Short task:
Return the number of lines holding "this", with nothing added.

Provided entries:
►

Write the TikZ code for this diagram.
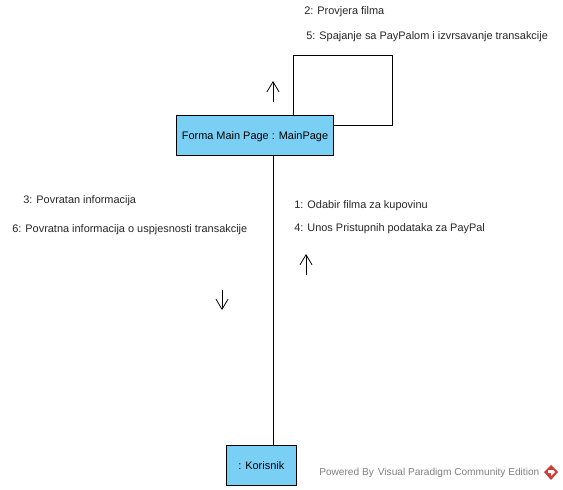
\documentclass[tikz,border=0pt]{standalone}
\usepackage{fontspec}
\setmainfont{Liberation Sans}
\usetikzlibrary{arrows.meta}
\definecolor{boxblue}{RGB}{122,207,245}
\definecolor{logored}{RGB}{205,60,50}
\tikzset{
	objbox/.style={draw=black,semithick,fill=boxblue,minimum height=30pt,inner sep=0pt,text height=7pt,text depth=1pt,font=\fontsize{8.2pt}{10pt}\selectfont},
	msg/.style={inner sep=0pt,anchor=west,text=black!85,font=\fontsize{8.2pt}{10pt}\selectfont},
	link/.style={semithick},
	dirarrow/.style={semithick,-{Straight Barb[length=7.5pt,width=9pt]}},
}
\begin{document}
\begin{tikzpicture}[x=0.75pt,y=-0.75pt]
	\useasboundingbox (0,0) rectangle (563,489);
	% Objekte
	\node [objbox,minimum width=117.75pt] (mainpage) at (255,135) {Forma Main Page : MainPage};
	\node [objbox,minimum width=52.5pt] (korisnik) at (261.25,465) {: Korisnik};
	% Verbindung
	\draw [link] (mainpage.south -| 273.5,0) -- (korisnik.north -| 273.5,0);
	% Schleife
	\coordinate (loopa) at (293,55);
	\coordinate (loopb) at (392,55);
	\coordinate (loopc) at (392,125);
	\draw [link] (mainpage.north -| loopa) -- (loopa) -- (loopb) -- (loopc) -- (mainpage.east |- loopc);
	% Pfeile
	\coordinate (upa) at (273,102);
	\coordinate (upb) at (273,81);
	\coordinate (upc) at (306,275);
	\coordinate (upd) at (306,254);
	\coordinate (downa) at (222,290);
	\coordinate (downb) at (222,310);
	\draw [dirarrow] (upa) -- (upb);
	\draw [dirarrow] (upc) -- (upd);
	\draw [dirarrow] (downa) -- (downb);
	% Nachrichten
	\node [msg] (msgb) at (304,12) {2: Provjera filma};
	\node [msg] (msge) at (306,37) {5: Spajanje sa PayPalom i izvrsavanje transakcije};
	\node [msg] (msgc) at (23,201) {3: Povratan informacija};
	\node [msg] (msgf) at (12,230) {6: Povratna informacija o uspjesnosti transakcije};
	\node [msg] (msga) at (294,206) {1: Odabir filma za kupovinu};
	\node [msg] (msgd) at (294,229) {4: Unos Pristupnih podataka za PayPal};
	% Wasserzeichen
	\node [msg,text=black!50,font=\fontsize{7.6pt}{10pt}\selectfont] (powered) at (319,473) {Powered By\hspace{3pt}Visual Paradigm Community Edition};
	\fill [logored] (551,465) -- (558,472) -- (551,480) -- (544,472) -- cycle;
	\fill [white] (548,470) -- (553,470) -- (555,472) -- (551,476) -- (551,473) -- (548,473) -- cycle;
\end{tikzpicture}
\end{document}
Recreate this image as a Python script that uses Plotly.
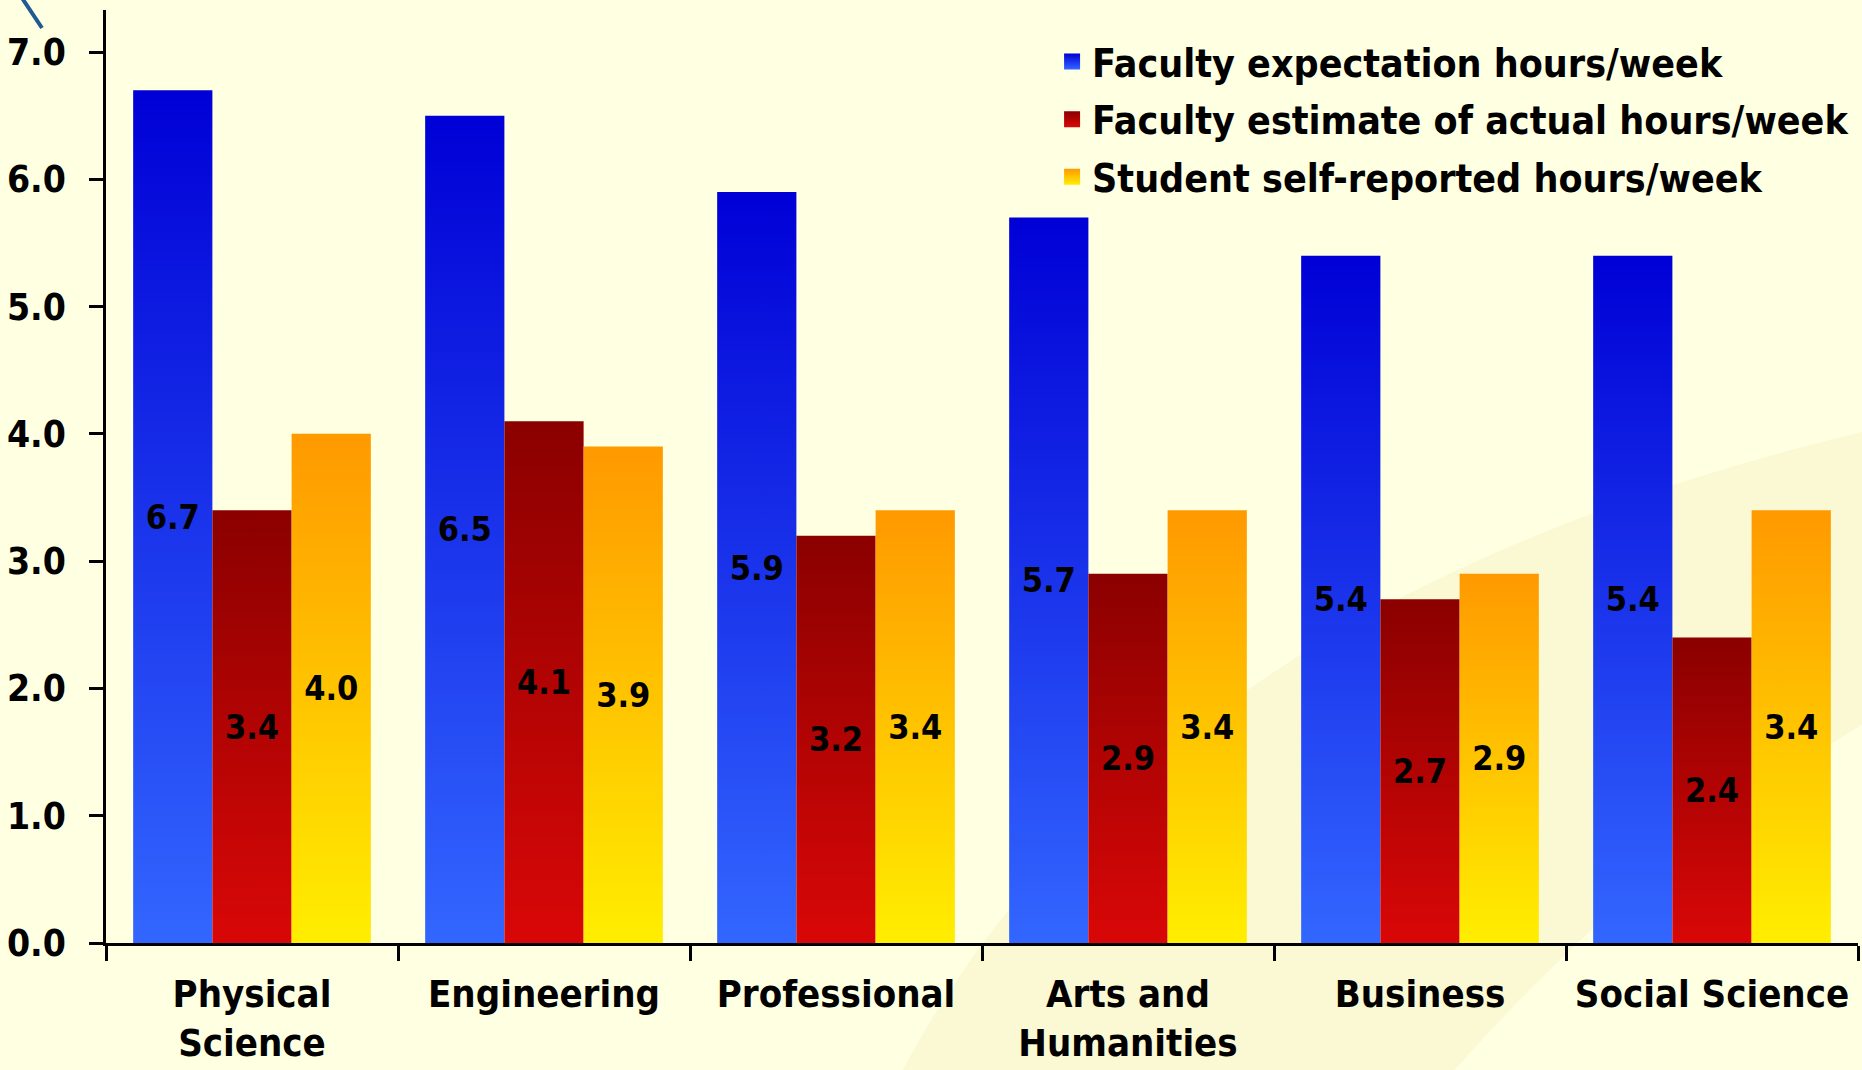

◄

Complete response:
2